Menjadi kanan tampaknya merupakan keseksian politik baru sekarang. Ini dimanfaatkan oleh politisi-politisi ambisius dan oportunis yang malas berpikir tetapi lihai di retorika kosong melompong. Di Barat isu imigran, Islamofobia dan xenofobia dieksploitasi politisi kanan jauh untuk mengeruk laba pemilu. Di Indonesia, ketakutan akan "aseng-asing" dimainkan untuk tujuan politik.. Padahal, kondisi obyektifnya jauh berbeda.

Sejauh ini ekonomi Indonesia tetap tumbuh dengan tingkat pengangguran, kemiskinan, dan rasio Gini (indikator ketimpangan) yang menurun. Isu imigran versus pribumi lebih merupakan isu jadi-jadian yang disebar lewat dunia maya. Ia lebih menyerupai asap dari rokok elektronik daripada api sungguhan di ujung cerutu. Meski begitu sensasinya sama menyalanya dan bisa menjadi kanker ganas yang menyerang paru-paru alasan adanya Indonesia, yaitu kebinekaan.
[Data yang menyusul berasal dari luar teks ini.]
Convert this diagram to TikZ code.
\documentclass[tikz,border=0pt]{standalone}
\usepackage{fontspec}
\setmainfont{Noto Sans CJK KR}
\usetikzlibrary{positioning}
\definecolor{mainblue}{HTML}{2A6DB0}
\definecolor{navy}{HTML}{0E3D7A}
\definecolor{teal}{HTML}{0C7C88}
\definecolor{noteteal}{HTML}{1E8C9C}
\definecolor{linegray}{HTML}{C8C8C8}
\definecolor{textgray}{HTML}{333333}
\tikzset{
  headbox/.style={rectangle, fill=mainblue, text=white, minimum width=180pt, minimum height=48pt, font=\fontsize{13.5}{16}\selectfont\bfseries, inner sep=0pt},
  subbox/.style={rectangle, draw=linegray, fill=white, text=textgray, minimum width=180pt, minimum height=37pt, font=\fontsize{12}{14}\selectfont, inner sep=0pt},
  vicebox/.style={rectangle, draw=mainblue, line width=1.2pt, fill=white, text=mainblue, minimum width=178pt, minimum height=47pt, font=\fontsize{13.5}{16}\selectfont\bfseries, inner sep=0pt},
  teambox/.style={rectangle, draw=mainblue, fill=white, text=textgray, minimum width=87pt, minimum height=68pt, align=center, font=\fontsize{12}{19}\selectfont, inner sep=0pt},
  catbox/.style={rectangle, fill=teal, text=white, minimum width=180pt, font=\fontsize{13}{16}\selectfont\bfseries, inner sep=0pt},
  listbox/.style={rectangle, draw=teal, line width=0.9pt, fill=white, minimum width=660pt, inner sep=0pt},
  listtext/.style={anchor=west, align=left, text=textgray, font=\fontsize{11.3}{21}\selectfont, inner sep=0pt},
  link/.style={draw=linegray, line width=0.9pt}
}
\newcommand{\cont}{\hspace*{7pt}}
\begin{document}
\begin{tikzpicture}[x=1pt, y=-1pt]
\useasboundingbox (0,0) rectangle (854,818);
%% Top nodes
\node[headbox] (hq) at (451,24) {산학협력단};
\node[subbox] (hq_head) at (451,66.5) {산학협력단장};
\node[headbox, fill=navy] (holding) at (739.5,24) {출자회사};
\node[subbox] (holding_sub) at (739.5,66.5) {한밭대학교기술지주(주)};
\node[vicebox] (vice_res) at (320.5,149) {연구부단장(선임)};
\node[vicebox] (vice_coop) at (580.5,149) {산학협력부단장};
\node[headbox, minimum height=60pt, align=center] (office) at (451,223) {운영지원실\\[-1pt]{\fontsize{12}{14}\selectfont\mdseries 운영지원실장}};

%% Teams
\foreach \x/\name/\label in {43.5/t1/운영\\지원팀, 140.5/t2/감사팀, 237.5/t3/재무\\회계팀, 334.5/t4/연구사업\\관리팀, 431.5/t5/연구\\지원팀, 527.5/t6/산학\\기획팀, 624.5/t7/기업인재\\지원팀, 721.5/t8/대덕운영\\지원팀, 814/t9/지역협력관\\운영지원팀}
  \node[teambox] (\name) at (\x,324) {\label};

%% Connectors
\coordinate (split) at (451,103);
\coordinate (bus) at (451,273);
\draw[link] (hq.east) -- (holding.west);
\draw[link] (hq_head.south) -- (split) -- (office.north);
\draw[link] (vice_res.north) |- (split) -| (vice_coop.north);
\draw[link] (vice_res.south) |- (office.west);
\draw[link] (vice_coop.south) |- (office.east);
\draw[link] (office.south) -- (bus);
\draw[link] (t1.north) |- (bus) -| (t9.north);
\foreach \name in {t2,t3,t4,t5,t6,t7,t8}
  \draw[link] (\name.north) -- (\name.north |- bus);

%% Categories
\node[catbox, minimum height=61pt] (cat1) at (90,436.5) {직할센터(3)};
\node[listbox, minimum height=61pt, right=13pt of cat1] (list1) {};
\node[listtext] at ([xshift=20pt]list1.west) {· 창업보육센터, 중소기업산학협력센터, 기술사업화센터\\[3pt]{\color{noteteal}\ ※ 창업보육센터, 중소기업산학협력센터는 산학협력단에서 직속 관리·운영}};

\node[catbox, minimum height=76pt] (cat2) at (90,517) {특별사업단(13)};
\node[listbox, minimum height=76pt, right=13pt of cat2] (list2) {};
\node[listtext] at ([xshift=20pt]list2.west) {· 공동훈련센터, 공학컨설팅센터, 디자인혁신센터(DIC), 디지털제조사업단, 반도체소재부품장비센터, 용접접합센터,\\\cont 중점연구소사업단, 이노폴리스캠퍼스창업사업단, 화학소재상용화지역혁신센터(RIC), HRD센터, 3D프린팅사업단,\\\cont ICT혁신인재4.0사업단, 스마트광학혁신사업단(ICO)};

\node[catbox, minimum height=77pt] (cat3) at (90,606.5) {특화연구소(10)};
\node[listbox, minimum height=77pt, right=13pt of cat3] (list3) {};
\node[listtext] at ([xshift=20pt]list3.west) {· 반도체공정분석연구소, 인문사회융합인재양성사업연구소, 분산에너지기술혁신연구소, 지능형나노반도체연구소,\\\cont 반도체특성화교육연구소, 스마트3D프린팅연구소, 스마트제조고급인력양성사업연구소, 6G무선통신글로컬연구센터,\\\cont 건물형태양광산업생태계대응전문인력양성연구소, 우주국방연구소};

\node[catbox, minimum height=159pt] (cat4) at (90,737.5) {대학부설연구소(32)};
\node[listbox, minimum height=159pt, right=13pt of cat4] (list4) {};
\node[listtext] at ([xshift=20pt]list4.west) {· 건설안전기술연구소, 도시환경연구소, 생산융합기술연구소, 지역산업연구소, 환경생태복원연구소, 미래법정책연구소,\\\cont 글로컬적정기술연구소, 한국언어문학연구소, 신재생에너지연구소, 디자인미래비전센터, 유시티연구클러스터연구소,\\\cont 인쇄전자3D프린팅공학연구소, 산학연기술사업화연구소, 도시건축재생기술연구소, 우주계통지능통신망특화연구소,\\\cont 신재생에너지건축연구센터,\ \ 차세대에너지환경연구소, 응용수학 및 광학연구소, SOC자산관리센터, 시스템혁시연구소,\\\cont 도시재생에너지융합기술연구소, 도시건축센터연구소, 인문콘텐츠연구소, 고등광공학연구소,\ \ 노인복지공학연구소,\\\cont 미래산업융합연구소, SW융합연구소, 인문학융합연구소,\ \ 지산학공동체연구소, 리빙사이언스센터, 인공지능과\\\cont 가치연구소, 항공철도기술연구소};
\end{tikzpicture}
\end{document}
Rasisme atau fasisme (konfrontasi antarras dan agama) bukan jawaban. Ia sudah membunuh puluhan juta orang pada masa lalu, dan pasti petaka untuk masa depan dunia. Era digital sebenarnya telah menjalarkan peluang hadirnya politik ekonomi progresif dengan sama cepatnya, yang semangatnya adalah kolaborasi antar kelas sosial, partisipasi dari bawah, ko-kreasi dan kecerdasan kolektif warga. Ia secara etis layak melengkapi kolaborasi antarras dan umat agama yang sudah menjadi sistem kerjanya jejaring sosial orang- orang di Nusantara untuk Sumpah Pemuda dan kemerdekaan Indonesia.
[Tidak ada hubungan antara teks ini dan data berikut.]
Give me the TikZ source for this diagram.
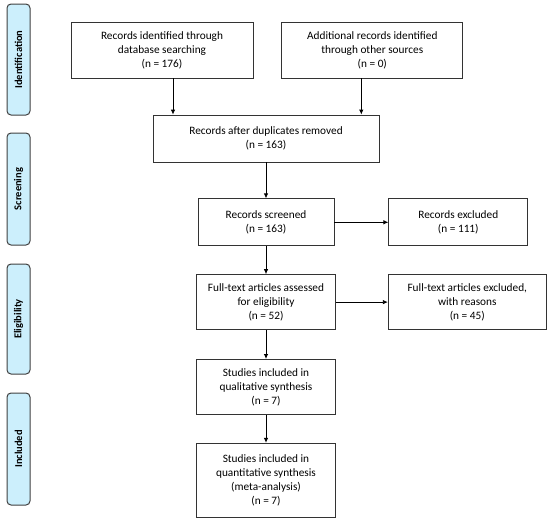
\documentclass[tikz,border=0pt]{standalone}
\usepackage{fontspec}
\setmainfont{Carlito}
\usetikzlibrary{positioning,arrows.meta}

\begin{document}
\begin{tikzpicture}[
			x=1pt, y=-1pt,
			>={Latex[length=5pt,width=4.5pt]},
			box/.style={
				draw=black!80,
				line width=0.8pt,
				inner sep=2pt,
				align=center,
				font=\fontsize{11.3}{14}\selectfont
			},
			phase/.style={
				draw=black!75,
				fill=cyan!20!white,
				line width=1pt,
				rounded corners=4pt,
				rotate=90,
				minimum height=23pt,
				inner sep=0pt,
				font=\bfseries\fontsize{10.5}{12}\selectfont
			}
			]
			
			\useasboundingbox (0,0) rectangle (550,520);
			
			%%%%%%%%%%%%%%%%%%%%%%%%%%%%%%%%%%%%%%%%%%%%%%%%%%%%%%%%%%%%
			% Phases
			%%%%%%%%%%%%%%%%%%%%%%%%%%%%%%%%%%%%%%%%%%%%%%%%%%%%%%%%%%%%
			
			\node (ident) [phase, minimum width=111pt] at (18.5,59.5) {Identification};
			
			\node (screen) [phase, minimum width=112pt] at (18.5,189) {Screening};
			
			\node (elig) [phase, minimum width=110pt] at (18.5,319) {Eligibility};
			
			\node (incl) [phase, minimum width=112pt] at (18.5,449) {Included};
			
			%%%%%%%%%%%%%%%%%%%%%%%%%%%%%%%%%%%%%%%%%%%%%%%%%%%%%%%%%%%%
			% Identification
			%%%%%%%%%%%%%%%%%%%%%%%%%%%%%%%%%%%%%%%%%%%%%%%%%%%%%%%%%%%%
			
			\node (db) [box, minimum width=182pt, minimum height=56pt] at (162,50)
			{Records identified through\\database searching\\(n = 176)};
			
			\node (other) [box, minimum width=181pt, minimum height=56pt, right=28pt of db]
			{Additional records identified\\through other sources\\(n = 0)};
			
			%%%%%%%%%%%%%%%%%%%%%%%%%%%%%%%%%%%%%%%%%%%%%%%%%%%%%%%%%%%%
			% Screening
			%%%%%%%%%%%%%%%%%%%%%%%%%%%%%%%%%%%%%%%%%%%%%%%%%%%%%%%%%%%%
			
			\node (dup) [box, minimum width=226pt, minimum height=47pt] at (266,138.5)
			{Records after duplicates removed\\(n = 163)};
			
			\node (screened) [box, minimum width=136pt, minimum height=47pt, below=36pt of dup]
			{Records screened\\(n = 163)};
			
			\node (excluded) [box, minimum width=139pt, minimum height=47pt, right=54pt of screened]
			{Records excluded\\(n = 111)};
			
			%%%%%%%%%%%%%%%%%%%%%%%%%%%%%%%%%%%%%%%%%%%%%%%%%%%%%%%%%%%%
			% Eligibility
			%%%%%%%%%%%%%%%%%%%%%%%%%%%%%%%%%%%%%%%%%%%%%%%%%%%%%%%%%%%%
			
			\node (fulltext) [box, minimum width=139pt, minimum height=55pt, below=28pt of screened]
			{Full-text articles assessed\\for eligibility\\(n = 52)};
			
			\node (ftexcl) [box, minimum width=158pt, minimum height=55pt, right=52pt of fulltext]
			{Full-text articles excluded,\\with reasons\\(n = 45)};
			
			%%%%%%%%%%%%%%%%%%%%%%%%%%%%%%%%%%%%%%%%%%%%%%%%%%%%%%%%%%%%
			% Included
			%%%%%%%%%%%%%%%%%%%%%%%%%%%%%%%%%%%%%%%%%%%%%%%%%%%%%%%%%%%%
			
			\node (qual) [box, minimum width=139pt, minimum height=55pt, below=29pt of fulltext]
			{Studies included in\\qualitative synthesis\\(n = 7)};
			
			\node (quant) [box, minimum width=139pt, minimum height=74pt, below=28pt of qual]
			{Studies included in\\quantitative synthesis\\(meta-analysis)\\(n = 7)};
			
			%%%%%%%%%%%%%%%%%%%%%%%%%%%%%%%%%%%%%%%%%%%%%%%%%%%%%%%%%%%%
			% Connections
			%%%%%%%%%%%%%%%%%%%%%%%%%%%%%%%%%%%%%%%%%%%%%%%%%%%%%%%%%%%%
			
			\draw[->,thick] ([xshift=11pt]db.south) -- ([xshift=11pt]db.south |- dup.north);
			
			\draw[->,thick] ([xshift=-11pt]other.south) -- ([xshift=-11pt]other.south |- dup.north);
			
			\draw[->,thick] (dup) -- (screened);
			
			\draw[->,thick] (screened) -- (excluded);
			
			\draw[->,thick] (screened) -- (fulltext);
			
			\draw[->,thick] (fulltext) -- (ftexcl);
			
			\draw[->,thick] (fulltext) -- (qual);
			
			\draw[->,thick] (qual) -- (quant);
			
		\end{tikzpicture}
\end{document}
Memang tak mudah tetap waras di tengah-tengah hasutan. Baiknya kita terjaga dan bergegas sebelum kebodohan yang terus diulang bisa menampilkan diri seolah sebuah sikap bijak. Betapa benarnya peringatan Voltaire, si filsuf Prancis itu, pada lebih dari 200 tahun lalu untuk milenial-milenial progresif era kini.